Oz Cobb may find walking painful, but the series premiere of The Penguin didn’t miss a single step.

The Penguin picks up where The Batman left off. A flooded and disparate Gotham. One crime lord dead (Carmine Falcone), another in prison (Salvatore Maroni) Lawlessness without order rules the streets.

But where The Batman stumbled about, Penguin soars.

We see the clustered, disorganized world of Gotham, needing a hero, needing order, needing rules. And one not so special guy who wants to make a difference.
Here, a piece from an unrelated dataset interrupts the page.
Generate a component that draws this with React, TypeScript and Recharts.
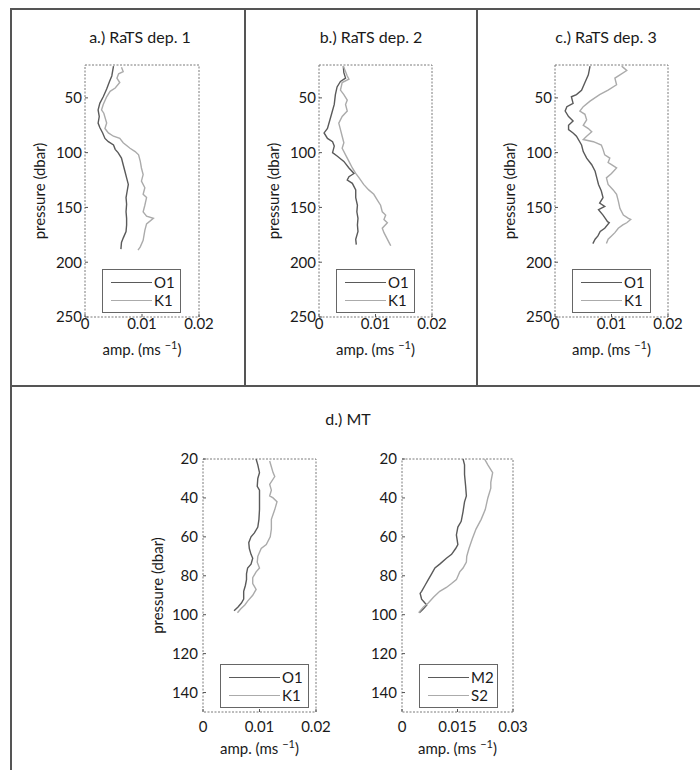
import React from 'react';
import { ScatterChart, Scatter, XAxis, YAxis, Legend, ReferenceArea } from 'recharts';

const FONT = 'Lato, "Open Sans", sans-serif';
const DARK = '#5a5a5a';
const LIGHT = '#ababab';

// a.) RaTS dep. 1
const aO1P = [21, 30, 35, 42, 49, 55, 61, 67, 73, 77, 82, 87, 90, 93, 97, 100, 105, 111, 117, 123, 129, 135, 141, 147, 154, 160, 166, 172, 178, 182, 188];
const aO1V = [0.005, 0.0047, 0.0043, 0.0038, 0.0032, 0.0026, 0.0023, 0.0025, 0.0023, 0.0026, 0.0031, 0.0035, 0.0041, 0.005, 0.0053, 0.0058, 0.0064, 0.0067, 0.007, 0.0073, 0.0076, 0.0074, 0.0072, 0.0073, 0.0072, 0.0073, 0.0073, 0.0072, 0.0067, 0.0064, 0.0063];
const aK1P = [22, 26, 28, 32, 36, 41, 44, 49, 56, 61, 64, 73, 78, 82, 85, 87, 91, 96, 99, 102, 108, 114, 120, 126, 132, 138, 141, 148, 154, 158, 160, 165, 171, 180, 186, 189];
const aK1V = [0.0064, 0.0067, 0.0059, 0.0056, 0.0061, 0.0053, 0.0044, 0.0038, 0.0032, 0.0029, 0.0033, 0.0038, 0.0035, 0.0041, 0.005, 0.0061, 0.0067, 0.0079, 0.0088, 0.0094, 0.0097, 0.0099, 0.0102, 0.0099, 0.0105, 0.0102, 0.0108, 0.0105, 0.0102, 0.0108, 0.012, 0.0108, 0.0105, 0.0102, 0.0097, 0.0093];

// b.) RaTS dep. 2
const bO1P = [21, 27, 32, 35, 40, 47, 56, 67, 78, 82, 87, 90, 94, 100, 103, 108, 114, 119, 122, 125, 128, 134, 141, 148, 154, 160, 166, 172, 179, 184];
const bO1V = [0.0043, 0.0044, 0.0047, 0.0038, 0.0032, 0.0029, 0.0027, 0.0021, 0.0015, 0.0009, 0.0015, 0.0024, 0.0027, 0.0024, 0.0032, 0.0044, 0.0053, 0.0062, 0.0053, 0.005, 0.0059, 0.0065, 0.0065, 0.0068, 0.0067, 0.0069, 0.0068, 0.0069, 0.0065, 0.0066];
const bK1P = [21, 30, 33, 36, 43, 47, 52, 56, 62, 67, 73, 79, 85, 91, 96, 102, 108, 114, 119, 123, 129, 134, 138, 143, 148, 154, 157, 161, 164, 169, 173, 178, 183, 185];
const bK1V = [0.0043, 0.005, 0.0053, 0.0041, 0.0038, 0.0044, 0.005, 0.0047, 0.005, 0.0041, 0.0035, 0.0038, 0.0041, 0.0044, 0.0041, 0.0047, 0.0053, 0.0059, 0.0065, 0.0071, 0.0079, 0.0088, 0.0097, 0.0103, 0.0109, 0.0112, 0.0118, 0.0115, 0.0121, 0.0112, 0.0115, 0.012, 0.0125, 0.0127];

// c.) RaTS dep. 3
const cO1P = [21, 29, 36, 43, 47, 49, 55, 58, 62, 67, 71, 75, 79, 82, 85, 93, 99, 105, 111, 117, 123, 129, 135, 141, 146, 149, 152, 157, 160, 163, 164, 169, 172, 176, 179, 183];
const cO1V = [0.0062, 0.0059, 0.0053, 0.0047, 0.0038, 0.0029, 0.0032, 0.0021, 0.0018, 0.0024, 0.0032, 0.0024, 0.0024, 0.0032, 0.0038, 0.0047, 0.005, 0.0056, 0.0065, 0.0071, 0.0074, 0.0077, 0.0082, 0.0085, 0.0079, 0.0088, 0.0077, 0.0085, 0.0089, 0.0093, 0.0096, 0.0088, 0.008, 0.0076, 0.0071, 0.0067];
const cK1P = [21, 25, 29, 32, 38, 43, 47, 53, 58, 62, 65, 70, 75, 78, 81, 85, 88, 90, 93, 97, 102, 105, 109, 111, 114, 119, 123, 129, 134, 138, 144, 151, 157, 160, 161, 164, 166, 169, 173, 176, 179, 183];
const cK1V = [0.0118, 0.0127, 0.0115, 0.0106, 0.0109, 0.0094, 0.0079, 0.0062, 0.005, 0.0044, 0.0053, 0.0056, 0.005, 0.0059, 0.0065, 0.0056, 0.005, 0.0068, 0.0082, 0.0085, 0.0088, 0.0097, 0.0094, 0.01, 0.0109, 0.01, 0.0091, 0.0094, 0.0103, 0.0109, 0.0112, 0.0115, 0.0121, 0.013, 0.0134, 0.0127, 0.012, 0.0112, 0.0106, 0.01, 0.0094, 0.0091];

// d.) MT, diurnal
const dO1P = [20, 23, 27, 30, 34, 36, 40, 46, 51, 55, 58, 60, 63, 66, 69, 71, 74, 76, 79, 82, 85, 88, 92, 94, 96, 98];
const dO1V = [0.0094, 0.0097, 0.01, 0.0097, 0.0096, 0.01, 0.01, 0.01, 0.0099, 0.0097, 0.0091, 0.0085, 0.0081, 0.0082, 0.0085, 0.0088, 0.0085, 0.0079, 0.0077, 0.0077, 0.0075, 0.0072, 0.0072, 0.0068, 0.0062, 0.0055];
const dK1P = [21, 24, 27, 29, 33, 36, 39, 40, 42, 46, 51, 56, 60, 64, 66, 70, 73, 76, 78, 81, 84, 87, 90, 93, 95, 97, 99];
const dK1V = [0.0118, 0.0121, 0.0124, 0.0127, 0.0118, 0.0121, 0.0118, 0.0124, 0.0131, 0.0127, 0.0121, 0.0121, 0.0119, 0.0112, 0.0103, 0.0097, 0.0096, 0.01, 0.0094, 0.0088, 0.0088, 0.0094, 0.0088, 0.0079, 0.0074, 0.0067, 0.0061];

// d.) MT, semidiurnal
const dM2P = [20, 23, 28, 34, 39, 42, 47, 52, 55, 59, 64, 66, 69, 71, 74, 76, 79, 82, 85, 88, 89, 92, 94, 95, 97, 99];
const dM2V = [0.0165, 0.0169, 0.0169, 0.0172, 0.0174, 0.0169, 0.0165, 0.016, 0.0151, 0.0147, 0.0151, 0.0145, 0.0134, 0.012, 0.0102, 0.0089, 0.008, 0.0071, 0.0062, 0.0053, 0.0049, 0.0053, 0.0062, 0.0067, 0.0058, 0.0047];
const dS2P = [20, 23, 27, 32, 35, 40, 46, 51, 56, 61, 66, 70, 73, 76, 78, 82, 84, 86, 88, 91, 94, 96, 99];
const dS2V = [0.0223, 0.0232, 0.0245, 0.024, 0.024, 0.0232, 0.0225, 0.0214, 0.02, 0.019, 0.0181, 0.0175, 0.0174, 0.0165, 0.0156, 0.0147, 0.0134, 0.012, 0.0102, 0.0085, 0.0071, 0.0058, 0.0045];

const topYTicks = [50, 100, 150, 200, 250];
const botYTicks = [20, 40, 60, 80, 100, 120, 140];
const diurnalXTicks = [0, 0.01, 0.02];
const semiXTicks = [0, 0.015, 0.03];

const zip = (p: number[], v: number[]) => p.map((pp, i) => ({ p: pp, v: v[i] }));

function AmpLabel(props: any) {
  const { viewBox, dyBase } = props;
  const cx = viewBox.x + viewBox.width / 2;
  return (
    <text x={cx} y={viewBox.y + dyBase} textAnchor="middle" fontSize={15} fill="#1a1a1a" fontFamily={FONT}>
      amp. (ms <tspan dy={-6} fontSize={11}>−1</tspan>
      <tspan dy={6}>)</tspan>
    </text>
  );
}

function LegendBox(props: any) {
  const { payload, width, names } = props;
  const items = names.map((n: string) => (payload || []).find((e: any) => e.value === n)).filter(Boolean);
  return (
    <div style={{ width, height: 44, border: '1px solid #666', boxSizing: 'border-box', background: '#fff', position: 'relative', fontFamily: FONT, fontSize: 15, color: '#1a1a1a' }}>
      {items.map((e: any, i: number) => (
        <div key={e.value} style={{ position: 'absolute', left: 8, top: 3 + i * 18, height: 18, display: 'flex', alignItems: 'center' }}>
          <div style={{ width: width - 38, height: 0, borderTop: `1.5px solid ${e.color}` }} />
          <span style={{ marginLeft: 2, lineHeight: '18px' }}>{e.value}</span>
        </div>
      ))}
    </div>
  );
}

interface ProfileProps {
  left: number;
  top: number;
  plotW: number;
  plotH: number;
  yMax: number;
  yTicks: number[];
  xMax: number;
  xTicks: number[];
  names: [string, string];
  series: [{ p: number; v: number }[], { p: number; v: number }[]];
  yLabel?: boolean;
  legendW: number;
  xTickMargin: number;
  yTickMargin: number;
  ampDy: number;
}

function Profile(props: ProfileProps) {
  const { left, top, plotW, plotH, yMax, yTicks, xMax, xTicks, names, series, yLabel, legendW, xTickMargin, yTickMargin, ampDy } = props;
  const yw = 60;
  const xh = 50;
  const mr = 30;
  const mt = 14;
  const W = yw + plotW + mr;
  const H = mt + plotH + xh;
  const tickStyle = { fontSize: 15, fill: '#1a1a1a', fontFamily: FONT };
  const fmt = (v: number) => (v === 0 ? '0' : String(v));
  return (
    <div style={{ position: 'absolute', left: left - yw, top: top - mt }}>
      <ScatterChart width={W} height={H} margin={{ top: mt, right: mr, left: 0, bottom: 0 }}>
        <XAxis
          type="number"
          dataKey="v"
          domain={[0, xMax]}
          ticks={xTicks}
          tickFormatter={fmt}
          interval={0}
          height={xh}
          axisLine={false}
          tickLine={{ stroke: '#555' }}
          tickSize={-3}
          tickMargin={xTickMargin}
          tick={tickStyle}
          allowDataOverflow
          label={<AmpLabel dyBase={ampDy} />}
        />
        <YAxis
          type="number"
          dataKey="p"
          reversed
          domain={[20, yMax]}
          ticks={yTicks}
          interval={0}
          width={yw}
          axisLine={false}
          tickLine={{ stroke: '#555' }}
          tickSize={-3}
          tickMargin={yTickMargin}
          tick={tickStyle}
          allowDataOverflow
          label={
            yLabel
              ? { value: 'pressure (dbar)', angle: -90, position: 'insideLeft', offset: yw - 45, style: { textAnchor: 'middle', fontSize: 15, fill: '#1a1a1a', fontFamily: FONT } }
              : undefined
          }
        />
        <ReferenceArea
          x1={0}
          x2={xMax}
          y1={20}
          y2={yMax}
          fill="#fff"
          fillOpacity={0}
          stroke="#7a7a7a"
          strokeDasharray="2 1.5"
          ifOverflow="visible"
        />
        <Legend
          layout="horizontal"
          verticalAlign="middle"
          align="center"
          wrapperStyle={{ left: yw + 17, top: mt + plotH - 48, width: legendW, height: 44 }}
          content={(p: any) => <LegendBox payload={p.payload} width={legendW} names={names} />}
        />
        <Scatter
          name={names[0]}
          data={series[0]}
          fill={DARK}
          line={{ stroke: DARK, strokeWidth: 1.4 }}
          shape={() => <g />}
          legendType="line"
          isAnimationActive={false}
        />
        <Scatter
          name={names[1]}
          data={series[1]}
          fill={LIGHT}
          line={{ stroke: LIGHT, strokeWidth: 1.4 }}
          shape={() => <g />}
          legendType="line"
          isAnimationActive={false}
        />
      </ScatterChart>
    </div>
  );
}

const titleStyle = (cx: number, cy: number): React.CSSProperties => ({
  position: 'absolute',
  left: cx - 80,
  top: cy - 10,
  width: 160,
  textAlign: 'center',
  fontSize: 16,
  lineHeight: '20px',
  color: '#1a1a1a',
  fontFamily: FONT,
});

const line = (l: number, t: number, w: number, h: number): React.CSSProperties => ({
  position: 'absolute',
  left: l,
  top: t,
  width: w,
  height: h,
  background: '#555',
});

export default function App() {
  return (
    <div style={{ position: 'absolute', left: 0, top: 0, width: 700, height: 770, background: '#fff', overflow: 'hidden', fontFamily: FONT }}>
      <div style={line(10, 8, 690, 2)} />
      <div style={line(10, 8, 2, 762)} />
      <div style={line(244, 8, 2, 379)} />
      <div style={line(476, 8, 2, 379)} />
      <div style={line(10, 385, 690, 2)} />

      <div style={titleStyle(140, 37)}>a.) RaTS dep. 1</div>
      <div style={titleStyle(371, 37)}>b.) RaTS dep. 2</div>
      <div style={titleStyle(606, 37)}>c.) RaTS dep. 3</div>
      <div style={titleStyle(348, 419)}>d.) MT</div>

      <Profile left={85} top={65} plotW={114} plotH={252} yMax={250} yTicks={topYTicks} xMax={0.02} xTicks={diurnalXTicks}
        names={['O1', 'K1']} series={[zip(aO1P, aO1V), zip(aK1P, aK1V)]} yLabel legendW={79} xTickMargin={4} yTickMargin={6} ampDy={38} />
      <Profile left={319} top={65} plotW={113} plotH={252} yMax={250} yTicks={topYTicks} xMax={0.02} xTicks={diurnalXTicks}
        names={['O1', 'K1']} series={[zip(bO1P, bO1V), zip(bK1P, bK1V)]} yLabel legendW={79} xTickMargin={4} yTickMargin={6} ampDy={38} />
      <Profile left={555} top={65} plotW={113} plotH={252} yMax={250} yTicks={topYTicks} xMax={0.02} xTicks={diurnalXTicks}
        names={['O1', 'K1']} series={[zip(cO1P, cO1V), zip(cK1P, cK1V)]} yLabel legendW={79} xTickMargin={4} yTickMargin={6} ampDy={38} />
      <Profile left={203} top={459} plotW={113} plotH={253} yMax={150} yTicks={botYTicks} xMax={0.02} xTicks={diurnalXTicks}
        names={['O1', 'K1']} series={[zip(dO1P, dO1V), zip(dK1P, dK1V)]} yLabel legendW={89} xTickMargin={12} yTickMargin={8} ampDy={42} />
      <Profile left={402} top={459} plotW={111} plotH={253} yMax={150} yTicks={botYTicks} xMax={0.03} xTicks={semiXTicks}
        names={['M2', 'S2']} series={[zip(dM2P, dM2V), zip(dS2P, dS2V)]} legendW={79} xTickMargin={12} yTickMargin={8} ampDy={42} />
    </div>
  );
}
Penguin has long had a vision that the Dark Knight really only sort-of stumbles into after quite a few knocks to the head: *If you want to leave a legacy, help those around you. Take care of Gotham*.

Oz Cobb is a mid-management weirdo. He’s no charmer, he’s sloppy and stumbles over his words. His extravagant purple Maserati only underlines the truth to people with real power and influence: he’s a charlatan.

Oz has big ideas. Big plans. Big goals. He’s willing to swing for the fences, and he’s looking for allies for his mission. He’s not selfless. He’s not pure. He’s not…stable. But he wants something better for himself, and he’s gonna do whatever it takes.

Enter Sofia Falcone. Her father’s name and wealth give her a lot, but she has a past (and she is a “she”). Her first scene tells us everything we need to know. The men talking business around her abruptly stop in favor of more halted, civil conversation, and she reveales she’s recently left Arkham Asylum, having been “rehabilitated”.

Sofia and Oz reconnect (their prior connection is not yet known) and share a meal. There are similarities between them – two people, hungry, hurt, and woefully underestimated. But Sofia shows a new depth, revealing her shrewdness and desire to know the truth about Oz’s dealings.

The Penguin is not a show about a hero. No one is expecting Oz Cobb to get redeemed, we already understand he will not walk a straight and narrow road. But I have hope – hope that his rise and fall will be excruciating. I want to see a man **almost** redeemed, a man who almost succeeds, a couple who almost overcomes, a city almost saved. And, as another Batman villain once reminded me- sometimes I just want to watch the world burn.